Gelip dökül plağıma.
Sadece Bir Tık ile Devamı Ekranınızda Tatatam! »

5 Haziran 2013 Çarşamba

Sandıkta Kimse Yok

     Belirli bir ideolojinin saplantılarına kendimi toplu iğne başıyla dikmediğimi "Sosyal Mesajım Kaydı" isimli yazımda birazcık tahliliyle tasvirini birbirine çarpıştırarak yumurta kırıyormuşçasına omlet kıvamında önünüze tabakta sunmuş idim. Bugünse, son günlerde olan olayların aydınlattığı karanlığın üzerinde kitap okuyan tığını eline almış bir teyze kıvamıyla belki, kelimeleri örmek üzere bir şeyler tıklatmaya geldim buraya.
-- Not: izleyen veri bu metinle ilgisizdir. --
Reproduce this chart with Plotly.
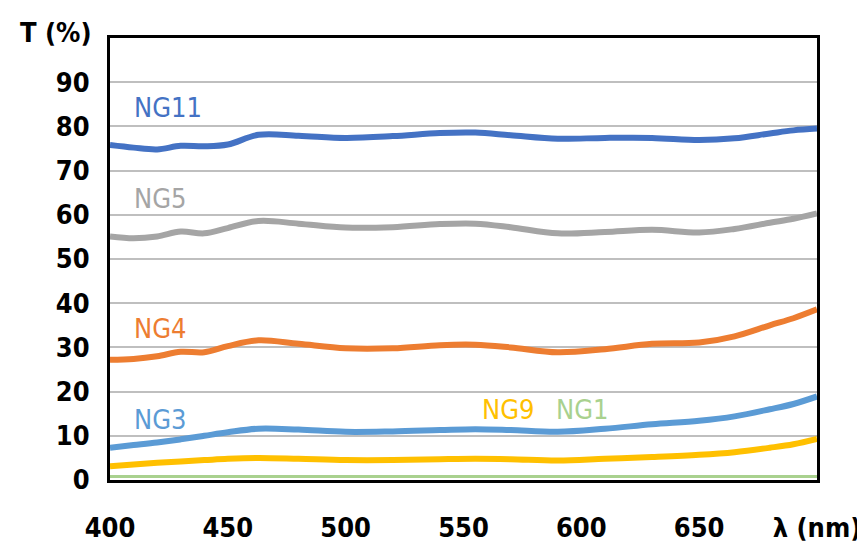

Sanal idealistlik taslaması kısacası. Selamlar!


      Gezi Parkı oturma eylemini olaylar başlamadan önce Twitter'dan takip ediyordum. "Gelin, çimlerin üzerinde kitap okur; beraber şarkılar söyleriz." çağrısının, "Gaz bombası atılıyor, acil yardım!" yakarışlarına dönüşebileceğini kafamın içindeki nöronların arasından geçirip bir gerçeklikle bütünleştirebilmem için herhalde Christian Bale'in Prestij'deki sihirbaz ve kurnaz düşünce yapısını kafama kasketle geçirmem gerekirdi. Ama yapıldı, oldu.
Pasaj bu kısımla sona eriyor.